## start

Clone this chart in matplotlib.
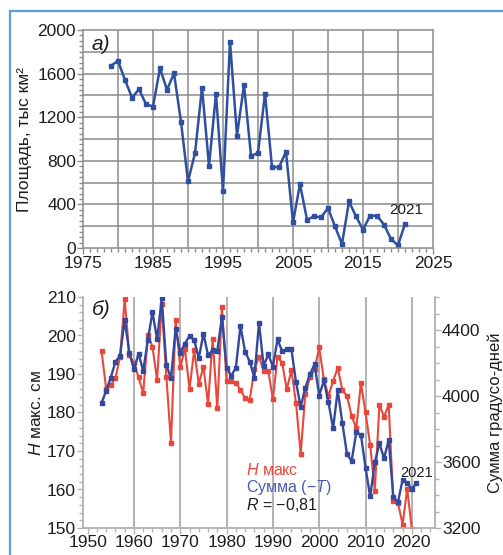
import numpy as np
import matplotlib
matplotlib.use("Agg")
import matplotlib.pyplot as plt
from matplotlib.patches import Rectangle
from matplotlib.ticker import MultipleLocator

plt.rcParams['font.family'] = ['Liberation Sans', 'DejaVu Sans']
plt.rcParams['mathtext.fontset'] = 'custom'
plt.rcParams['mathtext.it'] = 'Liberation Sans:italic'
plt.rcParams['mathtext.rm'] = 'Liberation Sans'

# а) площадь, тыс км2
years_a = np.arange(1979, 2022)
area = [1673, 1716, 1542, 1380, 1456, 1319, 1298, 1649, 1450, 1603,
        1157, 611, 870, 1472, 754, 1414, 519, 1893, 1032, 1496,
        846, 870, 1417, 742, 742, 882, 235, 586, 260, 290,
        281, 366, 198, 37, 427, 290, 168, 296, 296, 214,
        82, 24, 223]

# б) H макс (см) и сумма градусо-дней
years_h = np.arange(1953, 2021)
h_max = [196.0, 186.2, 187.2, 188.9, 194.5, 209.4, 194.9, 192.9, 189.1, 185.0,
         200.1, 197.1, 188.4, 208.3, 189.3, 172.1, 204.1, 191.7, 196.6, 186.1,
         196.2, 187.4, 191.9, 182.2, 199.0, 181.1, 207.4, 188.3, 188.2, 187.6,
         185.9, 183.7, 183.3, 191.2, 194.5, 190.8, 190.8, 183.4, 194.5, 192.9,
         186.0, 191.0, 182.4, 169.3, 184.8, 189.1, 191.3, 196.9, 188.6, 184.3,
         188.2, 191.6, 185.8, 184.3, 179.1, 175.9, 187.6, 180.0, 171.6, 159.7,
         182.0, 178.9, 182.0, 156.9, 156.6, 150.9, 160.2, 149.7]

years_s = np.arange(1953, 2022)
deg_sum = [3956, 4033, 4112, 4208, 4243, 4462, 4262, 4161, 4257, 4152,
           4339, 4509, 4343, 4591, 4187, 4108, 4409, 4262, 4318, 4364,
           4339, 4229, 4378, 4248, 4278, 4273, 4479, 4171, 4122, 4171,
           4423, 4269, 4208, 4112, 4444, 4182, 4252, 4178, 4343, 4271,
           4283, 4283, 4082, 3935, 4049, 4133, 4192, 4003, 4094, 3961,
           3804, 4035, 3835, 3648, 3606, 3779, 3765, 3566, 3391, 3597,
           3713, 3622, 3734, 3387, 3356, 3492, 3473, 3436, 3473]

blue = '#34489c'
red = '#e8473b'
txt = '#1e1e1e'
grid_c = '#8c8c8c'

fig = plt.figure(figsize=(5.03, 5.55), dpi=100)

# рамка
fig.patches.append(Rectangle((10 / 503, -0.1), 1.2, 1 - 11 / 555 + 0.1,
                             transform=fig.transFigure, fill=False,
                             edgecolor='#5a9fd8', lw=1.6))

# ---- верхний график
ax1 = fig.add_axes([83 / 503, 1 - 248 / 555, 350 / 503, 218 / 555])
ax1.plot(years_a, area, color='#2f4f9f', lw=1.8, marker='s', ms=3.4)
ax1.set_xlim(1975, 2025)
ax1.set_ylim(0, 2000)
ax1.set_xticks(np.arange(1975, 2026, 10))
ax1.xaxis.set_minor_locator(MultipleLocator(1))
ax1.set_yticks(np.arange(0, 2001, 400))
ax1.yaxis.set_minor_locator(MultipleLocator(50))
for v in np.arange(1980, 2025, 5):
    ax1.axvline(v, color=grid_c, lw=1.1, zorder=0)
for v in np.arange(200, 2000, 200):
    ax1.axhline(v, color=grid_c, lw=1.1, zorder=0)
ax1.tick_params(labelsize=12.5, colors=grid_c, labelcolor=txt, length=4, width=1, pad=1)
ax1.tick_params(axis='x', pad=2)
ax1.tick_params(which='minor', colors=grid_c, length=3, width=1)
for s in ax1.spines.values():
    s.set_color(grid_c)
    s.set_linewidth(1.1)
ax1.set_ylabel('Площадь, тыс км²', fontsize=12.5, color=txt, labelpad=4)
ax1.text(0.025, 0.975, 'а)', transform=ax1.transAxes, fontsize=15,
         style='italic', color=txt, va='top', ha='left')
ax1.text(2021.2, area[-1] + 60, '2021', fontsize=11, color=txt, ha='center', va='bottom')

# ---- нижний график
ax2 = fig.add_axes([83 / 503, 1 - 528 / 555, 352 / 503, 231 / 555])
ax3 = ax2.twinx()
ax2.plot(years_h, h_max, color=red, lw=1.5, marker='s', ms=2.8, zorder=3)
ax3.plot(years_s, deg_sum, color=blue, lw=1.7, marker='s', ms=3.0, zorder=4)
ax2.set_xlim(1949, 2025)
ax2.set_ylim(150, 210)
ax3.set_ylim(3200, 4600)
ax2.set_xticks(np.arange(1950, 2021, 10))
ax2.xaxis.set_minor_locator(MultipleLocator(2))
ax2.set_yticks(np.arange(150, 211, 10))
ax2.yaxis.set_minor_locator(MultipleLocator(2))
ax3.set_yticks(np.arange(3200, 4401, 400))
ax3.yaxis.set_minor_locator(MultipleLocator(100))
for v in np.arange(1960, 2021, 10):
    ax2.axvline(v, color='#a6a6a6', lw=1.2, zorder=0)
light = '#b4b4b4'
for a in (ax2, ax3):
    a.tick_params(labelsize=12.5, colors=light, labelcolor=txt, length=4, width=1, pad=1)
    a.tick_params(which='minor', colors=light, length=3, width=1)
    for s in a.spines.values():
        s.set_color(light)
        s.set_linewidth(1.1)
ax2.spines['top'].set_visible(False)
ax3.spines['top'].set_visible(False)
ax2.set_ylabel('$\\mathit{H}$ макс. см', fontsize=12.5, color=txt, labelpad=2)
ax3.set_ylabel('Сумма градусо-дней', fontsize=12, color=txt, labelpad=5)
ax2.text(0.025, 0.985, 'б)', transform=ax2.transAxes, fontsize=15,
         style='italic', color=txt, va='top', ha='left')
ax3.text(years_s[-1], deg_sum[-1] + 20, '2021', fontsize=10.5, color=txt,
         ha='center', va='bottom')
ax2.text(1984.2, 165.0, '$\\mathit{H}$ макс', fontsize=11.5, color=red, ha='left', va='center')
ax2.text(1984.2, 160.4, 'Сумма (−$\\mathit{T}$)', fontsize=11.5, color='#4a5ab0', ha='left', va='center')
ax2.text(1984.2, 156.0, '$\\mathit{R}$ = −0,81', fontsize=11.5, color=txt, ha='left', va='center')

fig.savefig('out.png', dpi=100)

## end
## start

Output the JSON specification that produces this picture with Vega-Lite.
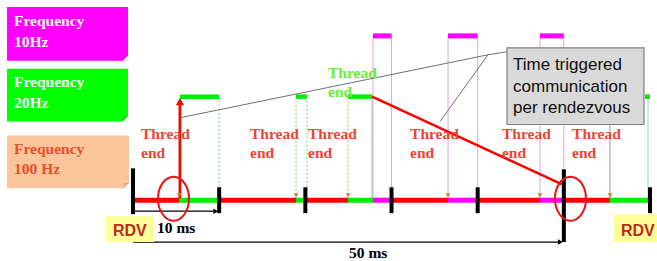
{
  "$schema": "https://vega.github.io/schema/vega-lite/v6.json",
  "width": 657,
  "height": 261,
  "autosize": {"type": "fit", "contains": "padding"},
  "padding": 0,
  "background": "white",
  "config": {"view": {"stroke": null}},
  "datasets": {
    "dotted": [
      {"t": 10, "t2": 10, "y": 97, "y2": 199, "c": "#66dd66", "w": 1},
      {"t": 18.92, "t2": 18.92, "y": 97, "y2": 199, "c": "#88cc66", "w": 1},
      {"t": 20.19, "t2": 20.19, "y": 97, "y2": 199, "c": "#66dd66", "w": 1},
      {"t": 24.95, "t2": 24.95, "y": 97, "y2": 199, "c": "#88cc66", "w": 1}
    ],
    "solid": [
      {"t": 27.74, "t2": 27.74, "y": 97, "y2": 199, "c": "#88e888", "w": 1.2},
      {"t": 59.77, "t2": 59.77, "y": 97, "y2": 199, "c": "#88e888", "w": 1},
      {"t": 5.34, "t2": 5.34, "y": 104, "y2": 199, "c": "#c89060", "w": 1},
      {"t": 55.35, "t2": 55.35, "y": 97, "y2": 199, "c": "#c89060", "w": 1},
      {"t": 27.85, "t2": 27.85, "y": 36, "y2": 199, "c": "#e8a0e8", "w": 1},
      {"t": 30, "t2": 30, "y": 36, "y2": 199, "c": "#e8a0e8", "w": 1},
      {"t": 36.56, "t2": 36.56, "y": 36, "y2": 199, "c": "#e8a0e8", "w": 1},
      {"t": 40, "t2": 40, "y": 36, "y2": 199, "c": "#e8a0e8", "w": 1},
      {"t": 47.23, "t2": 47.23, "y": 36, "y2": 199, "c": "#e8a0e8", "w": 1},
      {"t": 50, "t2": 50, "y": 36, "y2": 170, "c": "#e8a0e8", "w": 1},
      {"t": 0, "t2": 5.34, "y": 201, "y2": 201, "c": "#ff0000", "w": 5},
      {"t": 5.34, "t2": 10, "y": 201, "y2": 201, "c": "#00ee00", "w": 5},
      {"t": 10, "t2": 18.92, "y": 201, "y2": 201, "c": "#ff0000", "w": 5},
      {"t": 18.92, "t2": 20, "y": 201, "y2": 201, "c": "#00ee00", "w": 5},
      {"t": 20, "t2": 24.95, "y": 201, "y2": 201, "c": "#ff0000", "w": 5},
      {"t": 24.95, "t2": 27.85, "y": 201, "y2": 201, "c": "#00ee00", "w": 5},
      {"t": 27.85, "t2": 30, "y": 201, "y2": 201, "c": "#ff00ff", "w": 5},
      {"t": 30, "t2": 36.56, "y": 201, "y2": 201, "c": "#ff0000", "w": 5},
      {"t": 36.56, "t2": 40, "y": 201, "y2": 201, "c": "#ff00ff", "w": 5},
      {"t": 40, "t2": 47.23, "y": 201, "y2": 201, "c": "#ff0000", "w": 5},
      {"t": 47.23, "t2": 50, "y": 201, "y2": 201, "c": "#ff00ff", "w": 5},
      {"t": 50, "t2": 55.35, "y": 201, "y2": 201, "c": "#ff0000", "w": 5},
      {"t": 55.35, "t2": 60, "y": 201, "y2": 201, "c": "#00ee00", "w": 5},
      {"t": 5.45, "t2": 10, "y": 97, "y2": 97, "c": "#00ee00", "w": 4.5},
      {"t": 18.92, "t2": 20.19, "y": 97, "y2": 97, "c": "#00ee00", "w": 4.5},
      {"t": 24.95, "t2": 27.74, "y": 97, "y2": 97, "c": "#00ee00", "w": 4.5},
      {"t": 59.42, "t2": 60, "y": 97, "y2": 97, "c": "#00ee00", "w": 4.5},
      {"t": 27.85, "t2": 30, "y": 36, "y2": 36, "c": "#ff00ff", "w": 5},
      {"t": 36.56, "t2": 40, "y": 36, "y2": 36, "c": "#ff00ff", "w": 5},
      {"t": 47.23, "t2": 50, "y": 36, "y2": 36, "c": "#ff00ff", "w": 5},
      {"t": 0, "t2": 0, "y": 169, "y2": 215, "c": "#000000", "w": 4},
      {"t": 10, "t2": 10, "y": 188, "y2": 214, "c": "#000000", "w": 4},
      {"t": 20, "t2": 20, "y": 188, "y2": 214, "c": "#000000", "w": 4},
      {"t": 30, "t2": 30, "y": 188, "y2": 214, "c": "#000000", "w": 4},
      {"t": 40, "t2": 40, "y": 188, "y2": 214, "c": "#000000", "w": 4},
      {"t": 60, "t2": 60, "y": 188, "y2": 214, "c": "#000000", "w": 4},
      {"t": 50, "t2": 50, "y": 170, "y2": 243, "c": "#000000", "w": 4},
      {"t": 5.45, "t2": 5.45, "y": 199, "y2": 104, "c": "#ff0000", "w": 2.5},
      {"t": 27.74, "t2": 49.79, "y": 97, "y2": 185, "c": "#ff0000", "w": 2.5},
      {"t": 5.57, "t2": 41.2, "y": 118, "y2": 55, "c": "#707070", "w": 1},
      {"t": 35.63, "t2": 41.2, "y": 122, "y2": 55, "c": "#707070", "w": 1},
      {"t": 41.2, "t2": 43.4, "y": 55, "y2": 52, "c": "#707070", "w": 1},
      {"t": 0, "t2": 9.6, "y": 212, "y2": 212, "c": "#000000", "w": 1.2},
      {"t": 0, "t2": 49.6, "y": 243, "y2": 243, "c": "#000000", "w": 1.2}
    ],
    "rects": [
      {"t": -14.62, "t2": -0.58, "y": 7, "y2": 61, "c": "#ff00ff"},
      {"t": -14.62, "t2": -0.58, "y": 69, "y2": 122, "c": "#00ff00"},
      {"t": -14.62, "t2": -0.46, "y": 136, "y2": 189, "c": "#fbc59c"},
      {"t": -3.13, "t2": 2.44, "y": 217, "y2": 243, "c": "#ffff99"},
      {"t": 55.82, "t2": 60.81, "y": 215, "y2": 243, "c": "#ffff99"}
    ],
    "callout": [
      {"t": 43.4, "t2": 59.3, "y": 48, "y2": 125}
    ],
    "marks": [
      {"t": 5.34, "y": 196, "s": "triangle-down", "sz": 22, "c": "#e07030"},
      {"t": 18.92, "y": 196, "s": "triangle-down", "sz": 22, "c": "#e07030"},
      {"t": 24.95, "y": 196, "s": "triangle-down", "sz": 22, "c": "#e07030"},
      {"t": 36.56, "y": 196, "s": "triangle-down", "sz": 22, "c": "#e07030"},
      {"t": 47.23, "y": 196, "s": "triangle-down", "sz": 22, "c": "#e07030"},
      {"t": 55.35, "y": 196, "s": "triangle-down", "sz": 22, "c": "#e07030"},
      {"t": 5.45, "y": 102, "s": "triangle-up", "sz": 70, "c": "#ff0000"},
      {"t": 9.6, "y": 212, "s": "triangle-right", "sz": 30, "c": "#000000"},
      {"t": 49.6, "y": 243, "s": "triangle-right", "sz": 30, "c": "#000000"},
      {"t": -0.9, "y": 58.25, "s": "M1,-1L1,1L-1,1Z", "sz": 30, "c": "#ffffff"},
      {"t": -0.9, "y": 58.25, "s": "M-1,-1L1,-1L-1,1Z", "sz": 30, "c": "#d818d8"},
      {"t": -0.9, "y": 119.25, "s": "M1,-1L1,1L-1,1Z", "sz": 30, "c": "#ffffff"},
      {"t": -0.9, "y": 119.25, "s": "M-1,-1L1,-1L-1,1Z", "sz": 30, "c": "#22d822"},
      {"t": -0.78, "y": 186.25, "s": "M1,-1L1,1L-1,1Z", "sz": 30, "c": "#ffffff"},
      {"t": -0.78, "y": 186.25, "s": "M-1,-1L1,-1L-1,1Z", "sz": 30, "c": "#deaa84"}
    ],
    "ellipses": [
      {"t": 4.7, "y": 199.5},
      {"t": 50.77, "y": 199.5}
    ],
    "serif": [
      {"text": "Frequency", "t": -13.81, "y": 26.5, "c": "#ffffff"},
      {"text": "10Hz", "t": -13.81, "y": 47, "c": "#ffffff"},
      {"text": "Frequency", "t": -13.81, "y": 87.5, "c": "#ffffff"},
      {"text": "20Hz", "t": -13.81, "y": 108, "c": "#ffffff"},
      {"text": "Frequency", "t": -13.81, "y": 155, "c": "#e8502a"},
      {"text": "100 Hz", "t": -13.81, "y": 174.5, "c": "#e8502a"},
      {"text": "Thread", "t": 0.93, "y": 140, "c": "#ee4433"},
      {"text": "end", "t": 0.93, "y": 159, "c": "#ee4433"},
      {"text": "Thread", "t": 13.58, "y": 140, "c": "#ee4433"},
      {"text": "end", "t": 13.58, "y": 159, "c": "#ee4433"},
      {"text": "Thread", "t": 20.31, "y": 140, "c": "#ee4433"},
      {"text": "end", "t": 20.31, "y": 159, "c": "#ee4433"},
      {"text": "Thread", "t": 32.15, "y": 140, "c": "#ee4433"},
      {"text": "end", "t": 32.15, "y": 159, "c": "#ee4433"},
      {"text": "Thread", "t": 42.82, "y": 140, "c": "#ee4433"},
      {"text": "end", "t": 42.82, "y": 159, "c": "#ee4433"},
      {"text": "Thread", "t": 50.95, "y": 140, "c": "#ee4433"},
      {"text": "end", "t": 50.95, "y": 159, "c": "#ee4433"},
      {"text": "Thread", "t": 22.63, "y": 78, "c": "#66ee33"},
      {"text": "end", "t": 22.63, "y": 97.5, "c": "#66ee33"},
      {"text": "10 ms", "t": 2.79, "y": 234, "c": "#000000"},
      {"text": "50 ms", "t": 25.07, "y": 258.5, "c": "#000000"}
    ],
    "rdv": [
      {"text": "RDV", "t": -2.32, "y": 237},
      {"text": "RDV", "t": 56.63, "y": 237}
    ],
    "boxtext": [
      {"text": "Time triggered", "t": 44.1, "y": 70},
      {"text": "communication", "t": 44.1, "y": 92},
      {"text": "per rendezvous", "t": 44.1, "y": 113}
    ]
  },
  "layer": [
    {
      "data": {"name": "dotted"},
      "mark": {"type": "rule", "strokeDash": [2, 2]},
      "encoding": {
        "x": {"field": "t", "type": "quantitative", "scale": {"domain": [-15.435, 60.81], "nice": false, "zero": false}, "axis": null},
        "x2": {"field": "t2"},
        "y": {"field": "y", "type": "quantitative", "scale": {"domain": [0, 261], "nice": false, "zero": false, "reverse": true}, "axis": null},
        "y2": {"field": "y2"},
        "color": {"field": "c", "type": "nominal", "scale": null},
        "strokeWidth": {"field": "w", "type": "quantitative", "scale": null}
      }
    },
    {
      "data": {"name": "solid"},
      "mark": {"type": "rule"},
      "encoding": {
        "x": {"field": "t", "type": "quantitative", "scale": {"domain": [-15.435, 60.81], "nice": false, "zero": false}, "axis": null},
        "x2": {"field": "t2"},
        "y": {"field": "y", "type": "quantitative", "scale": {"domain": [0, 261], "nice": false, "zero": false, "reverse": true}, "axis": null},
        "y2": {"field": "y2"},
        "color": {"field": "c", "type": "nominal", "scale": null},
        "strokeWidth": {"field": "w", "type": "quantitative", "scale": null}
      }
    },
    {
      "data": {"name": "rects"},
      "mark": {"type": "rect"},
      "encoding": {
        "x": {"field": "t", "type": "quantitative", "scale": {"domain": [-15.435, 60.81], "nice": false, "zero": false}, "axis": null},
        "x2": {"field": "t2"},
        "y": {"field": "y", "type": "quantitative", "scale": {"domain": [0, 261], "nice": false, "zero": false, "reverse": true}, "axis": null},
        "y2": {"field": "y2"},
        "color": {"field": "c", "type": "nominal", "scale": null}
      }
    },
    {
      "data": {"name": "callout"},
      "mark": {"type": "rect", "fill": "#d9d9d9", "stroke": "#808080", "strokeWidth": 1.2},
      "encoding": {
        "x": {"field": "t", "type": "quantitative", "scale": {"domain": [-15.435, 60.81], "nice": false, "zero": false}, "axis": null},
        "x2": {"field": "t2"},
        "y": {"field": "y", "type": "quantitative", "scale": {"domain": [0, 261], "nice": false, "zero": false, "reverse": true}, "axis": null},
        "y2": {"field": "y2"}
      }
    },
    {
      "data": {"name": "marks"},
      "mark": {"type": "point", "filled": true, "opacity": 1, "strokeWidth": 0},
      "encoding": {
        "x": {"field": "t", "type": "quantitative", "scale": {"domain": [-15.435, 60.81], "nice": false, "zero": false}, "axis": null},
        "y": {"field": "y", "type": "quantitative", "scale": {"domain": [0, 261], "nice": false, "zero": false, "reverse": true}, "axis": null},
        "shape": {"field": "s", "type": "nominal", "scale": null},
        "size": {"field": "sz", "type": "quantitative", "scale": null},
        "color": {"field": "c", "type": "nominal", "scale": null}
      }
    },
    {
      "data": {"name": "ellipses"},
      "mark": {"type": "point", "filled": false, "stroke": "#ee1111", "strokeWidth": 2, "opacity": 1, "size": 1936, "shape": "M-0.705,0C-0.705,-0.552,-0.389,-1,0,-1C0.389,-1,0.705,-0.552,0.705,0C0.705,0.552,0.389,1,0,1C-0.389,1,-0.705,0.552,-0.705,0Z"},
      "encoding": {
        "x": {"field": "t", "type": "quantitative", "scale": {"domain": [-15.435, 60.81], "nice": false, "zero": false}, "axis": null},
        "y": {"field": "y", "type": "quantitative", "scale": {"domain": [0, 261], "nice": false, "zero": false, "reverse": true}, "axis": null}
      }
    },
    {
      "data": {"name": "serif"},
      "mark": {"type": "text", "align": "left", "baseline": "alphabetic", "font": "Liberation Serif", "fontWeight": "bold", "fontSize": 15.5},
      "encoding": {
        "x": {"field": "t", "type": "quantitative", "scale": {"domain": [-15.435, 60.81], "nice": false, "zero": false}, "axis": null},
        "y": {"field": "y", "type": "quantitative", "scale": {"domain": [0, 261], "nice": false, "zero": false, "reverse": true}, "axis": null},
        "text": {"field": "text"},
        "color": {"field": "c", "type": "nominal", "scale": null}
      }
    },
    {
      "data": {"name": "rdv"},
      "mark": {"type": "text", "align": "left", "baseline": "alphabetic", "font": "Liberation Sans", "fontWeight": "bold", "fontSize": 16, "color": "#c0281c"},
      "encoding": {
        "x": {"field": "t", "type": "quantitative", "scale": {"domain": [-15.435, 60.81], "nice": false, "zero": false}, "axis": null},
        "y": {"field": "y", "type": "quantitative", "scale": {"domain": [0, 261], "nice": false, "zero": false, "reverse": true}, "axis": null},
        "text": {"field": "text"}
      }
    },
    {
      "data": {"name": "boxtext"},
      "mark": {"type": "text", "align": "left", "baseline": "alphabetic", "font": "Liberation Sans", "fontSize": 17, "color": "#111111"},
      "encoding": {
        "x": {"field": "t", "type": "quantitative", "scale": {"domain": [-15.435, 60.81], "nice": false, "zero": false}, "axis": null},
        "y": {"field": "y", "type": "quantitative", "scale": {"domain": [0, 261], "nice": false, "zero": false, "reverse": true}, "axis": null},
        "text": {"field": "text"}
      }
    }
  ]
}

## end

▶ [WHAT YOU SHOULD DO]: Using the entries above, transcribe every line from the line containing "Clone this chart in matplotlib." through the line containing "fig = plt.figure(figsize=(5.03, 5.55), dpi=100)". Do not copy pictures.

▶ [WRITTEN SOLUTION]:
Clone this chart in matplotlib.
import numpy as np
import matplotlib
matplotlib.use("Agg")
import matplotlib.pyplot as plt
from matplotlib.patches import Rectangle
from matplotlib.ticker import MultipleLocator

plt.rcParams['font.family'] = ['Liberation Sans', 'DejaVu Sans']
plt.rcParams['mathtext.fontset'] = 'custom'
plt.rcParams['mathtext.it'] = 'Liberation Sans:italic'
plt.rcParams['mathtext.rm'] = 'Liberation Sans'

# а) площадь, тыс км2
years_a = np.arange(1979, 2022)
area = [1673, 1716, 1542, 1380, 1456, 1319, 1298, 1649, 1450, 1603,
        1157, 611, 870, 1472, 754, 1414, 519, 1893, 1032, 1496,
        846, 870, 1417, 742, 742, 882, 235, 586, 260, 290,
        281, 366, 198, 37, 427, 290, 168, 296, 296, 214,
        82, 24, 223]

# б) H макс (см) и сумма градусо-дней
years_h = np.arange(1953, 2021)
h_max = [196.0, 186.2, 187.2, 188.9, 194.5, 209.4, 194.9, 192.9, 189.1, 185.0,
         200.1, 197.1, 188.4, 208.3, 189.3, 172.1, 204.1, 191.7, 196.6, 186.1,
         196.2, 187.4, 191.9, 182.2, 199.0, 181.1, 207.4, 188.3, 188.2, 187.6,
         185.9, 183.7, 183.3, 191.2, 194.5, 190.8, 190.8, 183.4, 194.5, 192.9,
         186.0, 191.0, 182.4, 169.3, 184.8, 189.1, 191.3, 196.9, 188.6, 184.3,
         188.2, 191.6, 185.8, 184.3, 179.1, 175.9, 187.6, 180.0, 171.6, 159.7,
         182.0, 178.9, 182.0, 156.9, 156.6, 150.9, 160.2, 149.7]

years_s = np.arange(1953, 2022)
deg_sum = [3956, 4033, 4112, 4208, 4243, 4462, 4262, 4161, 4257, 4152,
           4339, 4509, 4343, 4591, 4187, 4108, 4409, 4262, 4318, 4364,
           4339, 4229, 4378, 4248, 4278, 4273, 4479, 4171, 4122, 4171,
           4423, 4269, 4208, 4112, 4444, 4182, 4252, 4178, 4343, 4271,
           4283, 4283, 4082, 3935, 4049, 4133, 4192, 4003, 4094, 3961,
           3804, 4035, 3835, 3648, 3606, 3779, 3765, 3566, 3391, 3597,
           3713, 3622, 3734, 3387, 3356, 3492, 3473, 3436, 3473]

blue = '#34489c'
red = '#e8473b'
txt = '#1e1e1e'
grid_c = '#8c8c8c'

fig = plt.figure(figsize=(5.03, 5.55), dpi=100)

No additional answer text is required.